Walmart trying to keep new customers by enhancing store experience


Walmart's (WMT) new "Project Impact" plans to enhance the store experience as a way to retain those consumers who have found the big-box retailer a money-saving haven for over a year while the U.S. was mired in recession.

This isn't just planogram changes, though: Walmart is lowering shelf heights (to greatly increase in-store visibility), is getting rid of the pallet clutter commonly seen in most Walmart supercenters and is increasing its food offerings.

Will any of this matter to those who just want low prices on anything in retail, whatever the experience may be? Perhaps -- but that's not the target here. Those consumers who "traded down" to Walmart as a belt-tightening tactic are the target. They are shopping at Walmart now, and the company wants to keep them there as much as possible as the economy improves and income protection and spending becomes less a priority.

Is Walmart taking a page from Target's (TGT) playbook?

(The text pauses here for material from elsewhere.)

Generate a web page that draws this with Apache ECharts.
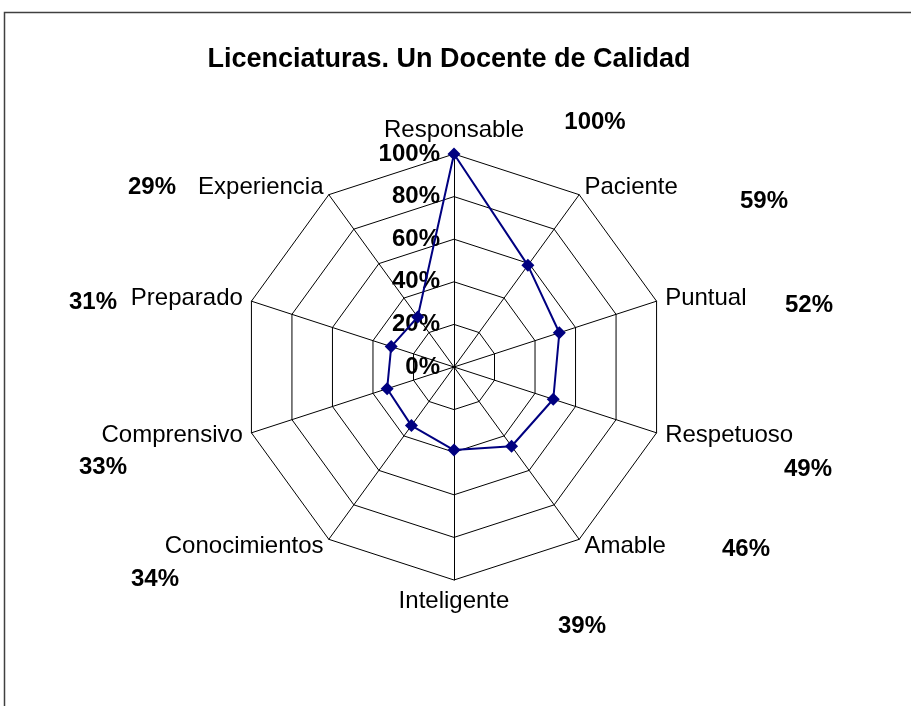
<!DOCTYPE html>
<html>
<head>
<meta charset="utf-8">
<script src="https://cdn.jsdelivr.net/npm/echarts@6/dist/echarts.min.js"></script>
<style>
html,body{margin:0;padding:0;background:#fff;}
#main{width:911px;height:706px;}
</style>
</head>
<body>
<div id="main"></div>
<script>
// datos (en sentido horario desde arriba)
var categorias = ['Responsable','Paciente','Puntual','Respetuoso','Amable','Inteligente','Conocimientos','Comprensivo','Preparado','Experiencia'];
var valores = [100, 59, 52, 49, 46, 39, 34, 33, 31, 29];
var ticks = [0, 20, 40, 60, 80, 100];

// posiciones de las etiquetas de porcentaje (como en Excel)
var posEtiquetas = [[595,122],[764,201],[809,305],[808,469],[746,549],[582,626],[155,579],[103,467],[93,302],[152,187]];

// echarts pone los ejes en sentido antihorario, se invierte el orden
var orden = [0];
for (var i = categorias.length - 1; i > 0; i--) orden.push(i);

var indicadores = orden.map(function (k, j) {
    var ind = {name: categorias[k], min: ticks[0], max: ticks[ticks.length - 1]};
    if (j === 0) ind.axisLabel = {show: true};
    return ind;
});
var serie = orden.map(function (k) { return valores[k]; });

var myChart = echarts.init(document.getElementById('main'));

var textos = categorias.map(function (c, i) {
    return {
        type: 'text',
        x: posEtiquetas[i][0],
        y: posEtiquetas[i][1],
        style: {
            text: valores[i] + '%',
            font: 'bold 24px "Liberation Sans", Arial',
            fill: '#000',
            align: 'center',
            verticalAlign: 'middle'
        }
    };
});
textos.push({
    type: 'rect',
    shape: {x: 4.5, y: 12.5, width: 1000, height: 1000},
    style: {fill: 'none', stroke: '#404040', lineWidth: 1.5},
    silent: true
});

var option = {
    backgroundColor: '#fff',
    title: {
        text: 'Licenciaturas. Un Docente de Calidad',
        left: 444,
        textAlign: 'center',
        top: 41,
        textStyle: {fontFamily: '"Liberation Sans", Arial', fontSize: 27, fontWeight: 'bold', color: '#000'}
    },
    radar: {
        center: [454, 367],
        radius: 213,
        startAngle: 90,
        shape: 'polygon',
        splitNumber: 5,
        indicator: indicadores,
        axisName: {color: '#000', fontSize: 24, fontFamily: '"Liberation Sans", Arial'},
        nameGap: 9,
        axisLine: {lineStyle: {color: '#000', width: 1}},
        splitLine: {lineStyle: {color: '#000', width: 1}},
        splitArea: {show: false},
        axisTick: {show: false},
        axisLabel: {
            show: false,
            color: '#000',
            fontSize: 24,
            fontWeight: 'bold',
            fontFamily: '"Liberation Sans", Arial',
            formatter: '{value}%',
            margin: 14
        }
    },
    series: [{
        type: 'radar',
        symbol: 'diamond',
        symbolSize: 13,
        lineStyle: {color: '#000080', width: 2},
        itemStyle: {color: '#000080'},
        data: [{value: serie, name: 'Docente'}]
    }],
    graphic: textos
};
myChart.setOption(option);
</script>
</body>
</html>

I've said for years that Target's shopping experience is on a different playing field from the Walmart experience. Target stores are brighter, cleaner, easier to navigate and resemble a department store instead of Walmart's "warehouse" experience. Finally, Walmart may have gotten the message. It can't continue growing organically in a market where it's nearly saturated; it needs to steal consumers from the competition and keep them. And, the timing could not be better; customers clearly abandoned Target in the past 12 months for Walmart's cheaper prices (compare the financials for proof), and now the world's largest retailer wants to psychologically handcuff these new consumers to its stores.

Walmart may downplay the changes as minor, but this is the biggest change in merchandising for the company in the past decade. A decade that was very generous to Walmart's coffers.